#233: Empathy in English | For Client Care and Personal Relationships

by | Mar 2, 2022 | 2 comments

How can you express the feeling of sincere empathy in English, whether you’re working with an upset customer or talking with a close friend who just lost her job?

Today I’m sharing with you 4 immediately effective strategies and more than 25 common phrases you can use to genuinely demonstrate empathy in English.

Here’s why:

A few weeks ago, a member of my Confident Women Community shared that she had started a new job as a customer service representative in an American company.

Within the first couple of weeks, she found that her language for expressing empathy was limited” and she asked if I would share some new ways “to express the feelings of sincere empathy.”

100% yes. 

Empathy is an integral part of emotional intelligence and is a highly sought-after skill in client relations. Moreover, it’s essential for positive communication with team members and strong personal relationships with loved ones.

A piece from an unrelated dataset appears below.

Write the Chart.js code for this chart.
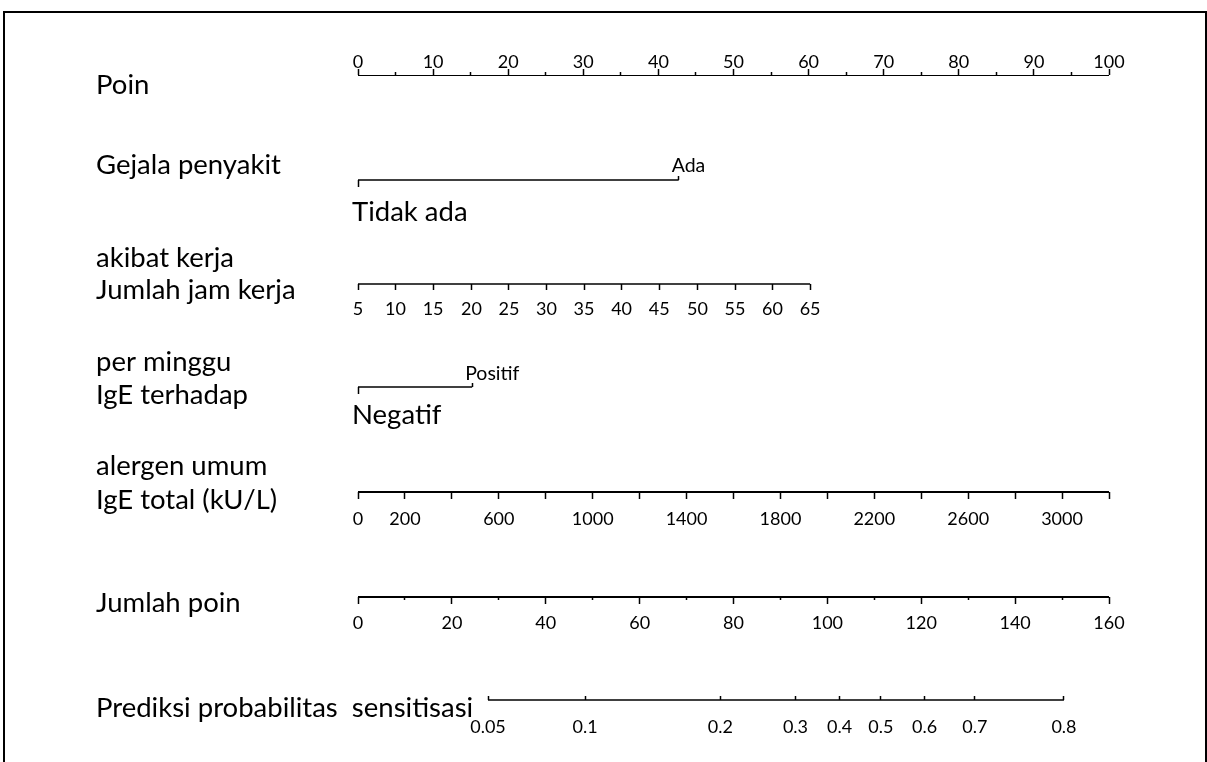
<!DOCTYPE html>
<html><head><meta charset="utf-8">
<script src="https://cdn.jsdelivr.net/npm/chart.js@4.4.1/dist/chart.umd.min.js"></script>
<style>
html,body{margin:0;padding:0;background:#fff;}
#wrap{position:relative;width:1207px;height:762px;overflow:hidden;}
#frame{position:absolute;left:3px;top:11px;width:1200px;height:800px;border:2px solid #000;border-bottom:none;}
canvas{position:absolute;left:0;top:0;}
</style></head><body>
<div id="wrap"><div id="frame"></div><canvas id="c" width="1207" height="762"></canvas></div>
<script>
// ---------------- data ----------------
const pointTicks = [0,10,20,30,40,50,60,70,80,90,100];
const pointMinorTicks = [5,15,25,35,45,55,65,75,85,95];

const symptomLevels = ['Tidak ada','Ada'];
const symptomPoints = [0, 42.7];

const hoursTicks  = [5,10,15,20,25,30,35,40,45,50,55,60,65];
const hoursPoints = [0,5.0,10.0,15.1,20.1,25.1,30.1,35.1,40.1,45.2,50.2,55.2,60.2];

const igeSpecLevels = ['Negatif','Positif'];
const igeSpecPoints = [0, 15.2];

const igeTotalTicks    = [0,200,400,600,800,1000,1200,1400,1600,1800,2000,2200,2400,2600,2800,3000,3200];
const igeTotalPoints   = [0,6.25,12.5,18.75,25,31.25,37.5,43.75,50,56.25,62.5,68.75,75,81.25,87.5,93.75,100];
const igeTotalLabelled = [0,200,600,1000,1400,1800,2200,2600,3000];

const totalTicks      = [0,20,40,60,80,100,120,140,160];
const totalMinorTicks = [10,30,50,70,90,110,130,150];

const probTicks       = [0.05,0.1,0.2,0.3,0.4,0.5,0.6,0.7,0.8];
const probTotalPoints = [27.7,48.4,77.2,93.2,102.6,111.4,120.7,131.4,150.4];

const rowLabels = ['Poin','Gejala penyakit','akibat kerja','Jumlah jam kerja','per minggu',
  'IgE terhadap','alergen umum','IgE total (kU/L)','Jumlah poin','Prediksi probabilitas  sensitisasi'];

// ---------------- layout (pixels from top of plot area) ----------------
const rowY = {points:0, symptom:105, hours:209, igeSpec:312, igeTotal:417, total:522, prob:625};
const leftLabelY = [10.5, 90.5, 183.5, 215.5, 287.5, 320.5, 391.5, 425.5, 528.5, 633.5];
const FONT = 'Lato';
const TICK_SIZE = 18, BIG_SIZE = 27.5, SMALL_SIZE = 19.5;

function tickAxis(o) {
  return {
    type:'linear', axis:'x', display:true, min:o.min, max:o.max,
    position:{y:o.y},
    border:{display:false},
    grid:{display:true, drawOnChartArea:false, drawTicks:o.tl>0, tickLength:o.tl,
          tickColor:'#000', tickWidth:o.tw||1.5},
    ticks:{autoSkip:false, maxRotation:0, minRotation:0, color:'#000',
           font:{family:FONT, size:o.size||TICK_SIZE}, padding:o.pad||0,
           align:o.align||'center', labelOffset:o.lo||0,
           callback:(v,i)=> (o.labels ? o.labels[i] : '')},
    afterBuildTicks: s => { s.ticks = o.values.map(v=>({value:v})); }
  };
}

const lineDs = (xAxisID, a, b, y, w) => ({
  xAxisID, yAxisID:'y', showLine:true, borderColor:'#000', borderWidth:w,
  pointRadius:0, fill:false, data:[{x:a,y:y},{x:b,y:y}]
});

const last = arr => arr[arr.length-1];

new Chart(document.getElementById('c'), {
  type:'scatter',
  data:{ datasets:[
    lineDs('xP', pointTicks[0], last(pointTicks), rowY.points, 2),
    lineDs('xP', symptomPoints[0], last(symptomPoints), rowY.symptom, 1.3),
    lineDs('xP', hoursPoints[0], last(hoursPoints), rowY.hours, 1.6),
    lineDs('xP', igeSpecPoints[0], last(igeSpecPoints), rowY.igeSpec, 1.3),
    lineDs('xP', igeTotalPoints[0], last(igeTotalPoints), rowY.igeTotal, 2),
    lineDs('xT', totalTicks[0], last(totalTicks), rowY.total, 2),
    lineDs('xT', probTotalPoints[0], last(probTotalPoints), rowY.prob, 1.3)
  ]},
  options:{
    responsive:false, animation:false, devicePixelRatio:1,
    layout:{padding:{left:358, right:98, top:75, bottom:47}},
    plugins:{legend:{display:false}, tooltip:{enabled:false}, title:{display:false}},
    events:[],
    scales:{
      y:{type:'linear', axis:'y', position:'left', reverse:true, min:0, max:640,
         border:{display:false}, grid:{display:false, drawTicks:false},
         afterFit: s => { s.width = 0; },
         ticks:{mirror:true, crossAlign:'near', padding:-262, autoSkip:false, color:'#000',
                font:{family:FONT, size:BIG_SIZE}, callback:(v,i)=>rowLabels[i]},
         afterBuildTicks: s => { s.ticks = leftLabelY.map(v=>({value:v})); }},
      xP:{type:'linear', axis:'x', display:false, min:0, max:100},
      xT:{type:'linear', axis:'x', display:false, min:0, max:160},
      // Poin
      pMaj: tickAxis({min:0,max:100,y:rowY.points-6,tl:6,values:pointTicks,labels:pointTicks.map(String),pad:-24}),
      pMin: tickAxis({min:0,max:100,y:rowY.points-3,tl:3,values:pointMinorTicks}),
      // Gejala
      gDown: tickAxis({min:0,max:100,y:rowY.symptom,tl:7,values:[symptomPoints[0]],labels:[symptomLevels[0]],size:BIG_SIZE,pad:8.5,align:'start',lo:-6}),
      gUp: tickAxis({min:0,max:100,y:rowY.symptom-4,tl:4,values:[symptomPoints[1]],labels:[symptomLevels[1]],size:SMALL_SIZE,pad:-26,align:'start',lo:-7}),
      // Jam kerja
      hAx: tickAxis({min:0,max:100,y:rowY.hours,tl:6,values:hoursPoints,labels:hoursTicks.map(String),pad:8}),
      // IgE terhadap
      iDown: tickAxis({min:0,max:100,y:rowY.igeSpec,tl:7,values:[igeSpecPoints[0]],labels:[igeSpecLevels[0]],size:BIG_SIZE,pad:4.5,align:'start',lo:-6}),
      iUp: tickAxis({min:0,max:100,y:rowY.igeSpec-4,tl:4,values:[igeSpecPoints[1]],labels:[igeSpecLevels[1]],size:SMALL_SIZE,pad:-24.5,align:'start',lo:-7}),
      // IgE total
      tAx: tickAxis({min:0,max:100,y:rowY.igeTotal,tl:7,values:igeTotalPoints,
            labels:igeTotalTicks.map(v=>igeTotalLabelled.includes(v)?String(v):''),pad:9}),
      // Jumlah poin
      totMaj: tickAxis({min:0,max:160,y:rowY.total,tl:7,values:totalTicks,labels:totalTicks.map(String),pad:8}),
      totMin: tickAxis({min:0,max:160,y:rowY.total,tl:3,values:totalMinorTicks}),
      // Probabilitas
      prAx: tickAxis({min:0,max:160,y:rowY.prob-4,tl:4,values:probTotalPoints,labels:probTicks.map(String),pad:16})
    }
  }
});
</script>
</body></html>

So whether you’re looking to sharpen your professional & English-speaking skills in customer service or you want to ensure effective communication with everyone around, here are 4 strategies you can immediately implement along with essential phrases you can use.

Plus, I’ll share a recent customer service email I received as a frustrated client. It was one of the best I’ve ever received and a fantastic example of high-quality customer service.

Express Empathy in English — 4 Strategies for Client Relations and Personal Relationships

To get started, let’s do a quick review of what empathy means because I often hear mistakes with empathy vs. sympathy in English. 

What is empathy? 

  • Empathy means experiencing and feeling with others. This means that you choose to take on their feelings and understand their perspective — without always rushing to find the positive of a negative situation or immediately solving the issue.
  • Words that we often associate with empathy are “I understand.”

 

How is it different from sympathy?

  • Sympathy, on the other hand, focuses on showing concern, pity, or sorrow towards the individual’s situation. 
  • The focus is on how you feel about the situation and you’ll typically hear the words “I’m sorry” in expressing sympathy. 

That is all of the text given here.